### STATED PROBLEM
Could you write out the opening lines of the data, word for word, stopping after the line that contains "below=24pt of runner]"?

### SOURCE EXCERPT
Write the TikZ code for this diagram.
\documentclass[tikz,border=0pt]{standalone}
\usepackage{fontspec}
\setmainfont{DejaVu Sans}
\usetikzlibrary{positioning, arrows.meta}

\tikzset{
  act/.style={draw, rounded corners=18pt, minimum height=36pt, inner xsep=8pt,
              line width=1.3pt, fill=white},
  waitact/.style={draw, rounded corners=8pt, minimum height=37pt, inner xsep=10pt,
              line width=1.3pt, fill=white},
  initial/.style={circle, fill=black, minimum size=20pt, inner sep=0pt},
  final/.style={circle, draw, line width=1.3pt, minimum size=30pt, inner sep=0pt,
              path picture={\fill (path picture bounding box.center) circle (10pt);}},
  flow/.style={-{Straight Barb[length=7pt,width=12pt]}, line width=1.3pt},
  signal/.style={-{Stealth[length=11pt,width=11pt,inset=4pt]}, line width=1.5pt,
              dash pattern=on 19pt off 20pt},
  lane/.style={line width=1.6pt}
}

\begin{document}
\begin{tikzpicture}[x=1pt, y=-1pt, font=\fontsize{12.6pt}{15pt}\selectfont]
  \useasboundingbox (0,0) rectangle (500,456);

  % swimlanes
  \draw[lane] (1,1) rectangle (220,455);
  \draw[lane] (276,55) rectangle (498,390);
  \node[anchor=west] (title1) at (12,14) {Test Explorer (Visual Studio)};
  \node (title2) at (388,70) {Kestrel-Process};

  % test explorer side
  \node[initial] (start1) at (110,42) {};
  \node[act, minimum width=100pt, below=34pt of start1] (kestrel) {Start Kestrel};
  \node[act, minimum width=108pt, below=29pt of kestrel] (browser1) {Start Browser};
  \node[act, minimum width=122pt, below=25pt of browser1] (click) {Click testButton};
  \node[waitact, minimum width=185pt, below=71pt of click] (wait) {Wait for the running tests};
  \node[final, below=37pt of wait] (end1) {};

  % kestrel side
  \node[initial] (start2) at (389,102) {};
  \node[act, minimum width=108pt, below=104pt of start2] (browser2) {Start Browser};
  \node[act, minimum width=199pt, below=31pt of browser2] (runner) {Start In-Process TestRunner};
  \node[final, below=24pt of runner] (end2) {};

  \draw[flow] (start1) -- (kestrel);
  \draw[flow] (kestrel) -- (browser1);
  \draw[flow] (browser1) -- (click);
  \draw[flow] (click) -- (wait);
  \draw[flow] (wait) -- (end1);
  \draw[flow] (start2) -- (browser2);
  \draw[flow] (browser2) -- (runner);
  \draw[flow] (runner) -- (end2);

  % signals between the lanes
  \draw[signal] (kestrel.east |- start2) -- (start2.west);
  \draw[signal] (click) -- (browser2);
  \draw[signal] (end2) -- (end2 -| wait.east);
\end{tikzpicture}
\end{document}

### OUTPUT OF THE TASK
Write the TikZ code for this diagram.
\documentclass[tikz,border=0pt]{standalone}
\usepackage{fontspec}
\setmainfont{DejaVu Sans}
\usetikzlibrary{positioning, arrows.meta}

\tikzset{
  act/.style={draw, rounded corners=18pt, minimum height=36pt, inner xsep=8pt,
              line width=1.3pt, fill=white},
  waitact/.style={draw, rounded corners=8pt, minimum height=37pt, inner xsep=10pt,
              line width=1.3pt, fill=white},
  initial/.style={circle, fill=black, minimum size=20pt, inner sep=0pt},
  final/.style={circle, draw, line width=1.3pt, minimum size=30pt, inner sep=0pt,
              path picture={\fill (path picture bounding box.center) circle (10pt);}},
  flow/.style={-{Straight Barb[length=7pt,width=12pt]}, line width=1.3pt},
  signal/.style={-{Stealth[length=11pt,width=11pt,inset=4pt]}, line width=1.5pt,
              dash pattern=on 19pt off 20pt},
  lane/.style={line width=1.6pt}
}

\begin{document}
\begin{tikzpicture}[x=1pt, y=-1pt, font=\fontsize{12.6pt}{15pt}\selectfont]
  \useasboundingbox (0,0) rectangle (500,456);

  % swimlanes
  \draw[lane] (1,1) rectangle (220,455);
  \draw[lane] (276,55) rectangle (498,390);
  \node[anchor=west] (title1) at (12,14) {Test Explorer (Visual Studio)};
  \node (title2) at (388,70) {Kestrel-Process};

  % test explorer side
  \node[initial] (start1) at (110,42) {};
  \node[act, minimum width=100pt, below=34pt of start1] (kestrel) {Start Kestrel};
  \node[act, minimum width=108pt, below=29pt of kestrel] (browser1) {Start Browser};
  \node[act, minimum width=122pt, below=25pt of browser1] (click) {Click testButton};
  \node[waitact, minimum width=185pt, below=71pt of click] (wait) {Wait for the running tests};
  \node[final, below=37pt of wait] (end1) {};

  % kestrel side
  \node[initial] (start2) at (389,102) {};
  \node[act, minimum width=108pt, below=104pt of start2] (browser2) {Start Browser};
  \node[act, minimum width=199pt, below=31pt of browser2] (runner) {Start In-Process TestRunner};
  \node[final, below=24pt of runner] (end2) {};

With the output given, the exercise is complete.